Unfortunately, the educators employed to teach this culturally diverse population are a poor reflection of this mix. Howard County has a long history of upholding white supremacist values, tolerating racism, and encouraging segregation. In one of the many letters written to the superintendent addressing racism in the Howard County public school system, a group of former students created a list of demands for HCPSS. Racial bias, most notably in the hiring process, was at the top of the list.

Summary of project: RIE collective is a “Healing Justice Practice Space (HJPS)” (Brown, 2015) for teachers working in HCPSS who are the descendants of enslaved Africans in America. Healing justice work has historically been led by Black, Indigenous, and People of Color (Brown, 2015). RIE curriculum is grounded in three central tenets: History, Identity, and Agency.

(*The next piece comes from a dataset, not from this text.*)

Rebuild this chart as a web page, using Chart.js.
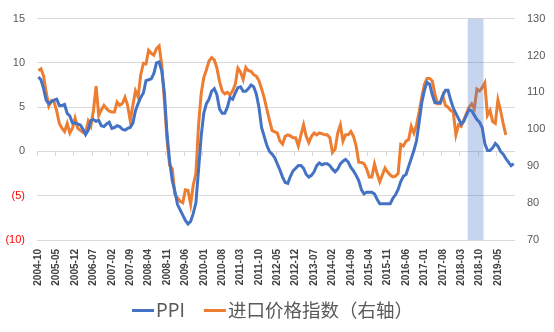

Our goal is to positively transform the narrative and environment for Black teachers in Howard County public schools.

Timeline: The curriculum will create deadlines and schedule exact meeting dates according to member availability, but will end on Juneteenth. The initial presentation to the school community and recruitment process will take place no longer than one month after approval. RIE will meet once a month for 6 months. Meeting duration will be 1 1/2 hours. We will inform teachers’ unions, office of Diversity and Inclusion, and county Black student liaisons of our presentations.